One problem with studying the phenomenon is the lack of an agreed definition of schadenfreude, which literally means “harm joy” in German. Since ancient times, some scholars have condemned schadenfreude as malicious, while others have perceived it as morally neutral or even virtuous.

“Schadenfreude is an uncanny emotion that is difficult to assimilate,” says coauthor Philippe Rochat, a professor of psychology who studies infant and child development. “It’s kind of a warm-cold experience that is associated with a sense of guilt. It can make you feel odd to experience pleasure when hearing about bad things happening to someone else.”

Psychologists view schadenfreude through the lens of three theories.

Envy theory focuses on a concern for self-evaluation, and a lessening of painful feelings when someone perceived as enviable gets knocked down a peg. Deservingness theory links schadenfreude to a concern for social justice and the feeling that someone dealt a misfortune received what was coming to them. Intergroup-conflict theory concerns social identity and the schadenfreude experienced after the defeat of members of a rival group, such as during sporting or political competitions.

The authors of the current article wanted to explore how all these different facets of schadenfreude are interrelated, how they differ, and how they can arise in response to these concerns.

Child development

The review delved into the primordial role of these concerns demonstrated in developmental studies. Research suggests that infants as young as eight months demonstrate a sophisticated sense of social justice. In experiments, they showed a preference for puppets who assisted a helpful puppet, and who punished puppets that had exhibited antisocial behavior. Research on infants also points to the early roots of intergroup aggression, showing that, by nine months, infants preferred puppets who punish others who are unlike themselves.

“When you think of normal child development, you think of children becoming good natured and sociable,” Rochat says. “But there’s a dark side to becoming socialized. You create friends and other in-groups to the exclusion of others.”

Spiteful rivalry appears by at least age five or six, when research has shown that children will sometimes opt to maximize their gain over another child, even if they have to sacrifice a resource to do so.

By the time they reach adulthood, many people have learned to hide any tendencies for making a sacrifice just for spite, but they may be more open about making sacrifices that many consider pro-social.

Empathy is key

The review article posits a unifying, motivational theory: Concerns of self-evaluation, social identity, and justice are the three motivators that drive people toward schadenfreude.
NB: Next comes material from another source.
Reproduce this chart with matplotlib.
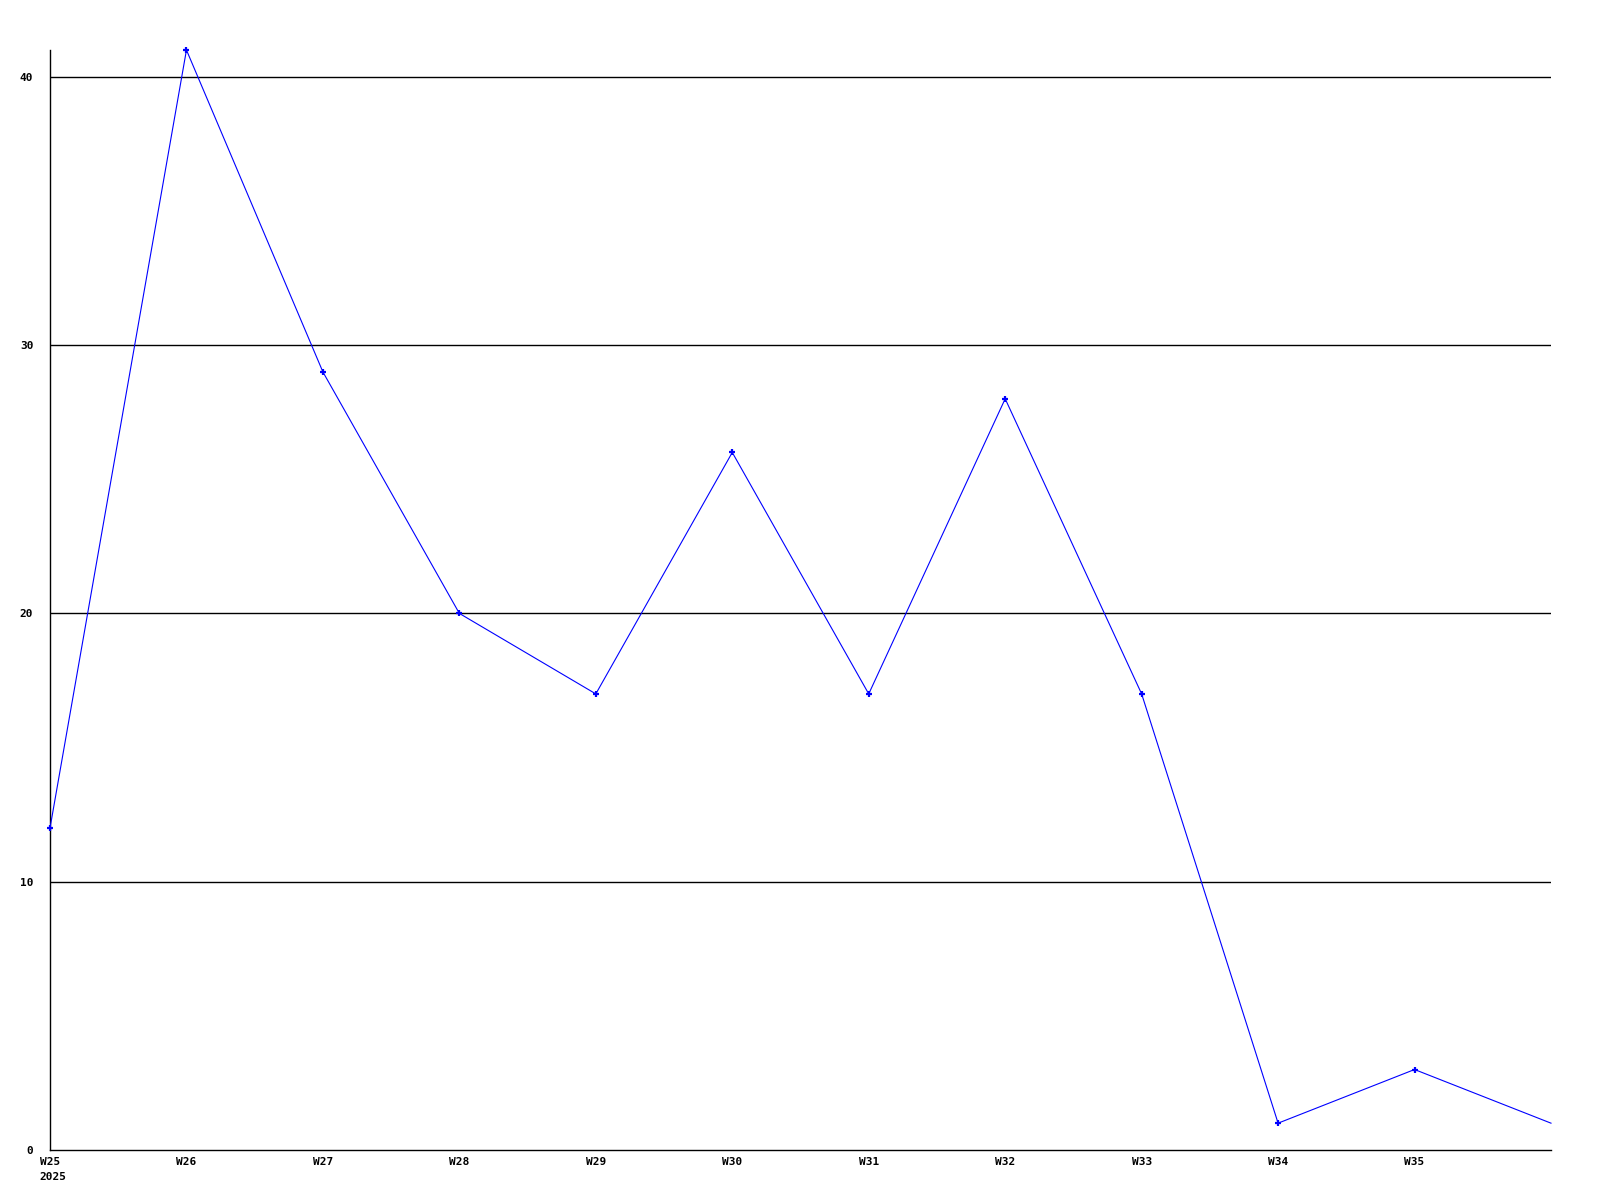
import matplotlib
matplotlib.use("Agg")
import matplotlib.pyplot as plt

weeks = ["W25", "W26", "W27", "W28", "W29", "W30", "W31", "W32", "W33", "W34", "W35", "W36"]
values = [12, 41, 29, 20, 17, 26, 17, 28, 17, 1, 3, 1]
tick_labels = ["W25", "W26", "W27", "W28", "W29", "W30", "W31", "W32", "W33", "W34", "W35"]
year_label = "2025"
y_ticks = [0, 10, 20, 30, 40]

W, H = 1600, 1200
fig = plt.figure(figsize=(16, 12), dpi=100)
left, right, top, bottom = 50, 1551, 50, 1150
ax = fig.add_axes([left / W, 1 - bottom / H, (right - left) / W, (bottom - top) / H])

x = list(range(len(values)))
ax.plot(x, values, color="#0000ff", lw=0.8, marker="+", ms=5, mew=1.6,
        markevery=list(range(len(values) - 1)), clip_on=False, zorder=3)

ax.set_xlim(0, len(values) - 1)
ax.set_ylim(0, 41)
for yv in y_ticks[1:]:
    ax.axhline(yv, color="black", lw=1.0, zorder=1)

for s in ["top", "right"]:
    ax.spines[s].set_visible(False)
ax.spines["left"].set_linewidth(1.0)
ax.spines["bottom"].set_linewidth(1.0)

font = dict(family="DejaVu Sans Mono", weight="bold", size=8)
ax.set_yticks(y_ticks)
ax.set_yticklabels([str(v) for v in y_ticks], **font)
ax.set_xticks(range(len(tick_labels)))
ax.set_xticklabels(tick_labels, **font)
ax.tick_params(axis="both", length=0)
ax.tick_params(axis="y", pad=12)
ax.tick_params(axis="x", pad=5)

fig.text(39 / W, 1 - 1177 / H, year_label, ha="left", va="center", **font)

fig.savefig("out.png", dpi=100, facecolor="white")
What pulls people away from schadenfreude is the ability to feel empathy for others and to perceive them as fully human and to show empathy for them.

Ordinary people may temporarily lose empathy for others. But those with certain personality disorders and associated traits—such as psychopathy, narcissism, or sadism—are either less able or less motivated to put themselves in the shoes of others.

“By broadening the perspective of schadenfreude, and connecting all of the related phenomena underlying it, we hope we’ve provided a framework to gain deeper insights into this complex, multi-faceted emotion,” Wang says.

“We all experience schadenfreude but we don’t like to think about it too much because it shows how ambivalent we can be to our fellow humans,” Rochat says. “But schadenfreude points to our ingrained concerns and it’s important to study it in a systematic way if we want to understand human nature.”

The research appears in New Ideas in Psychology.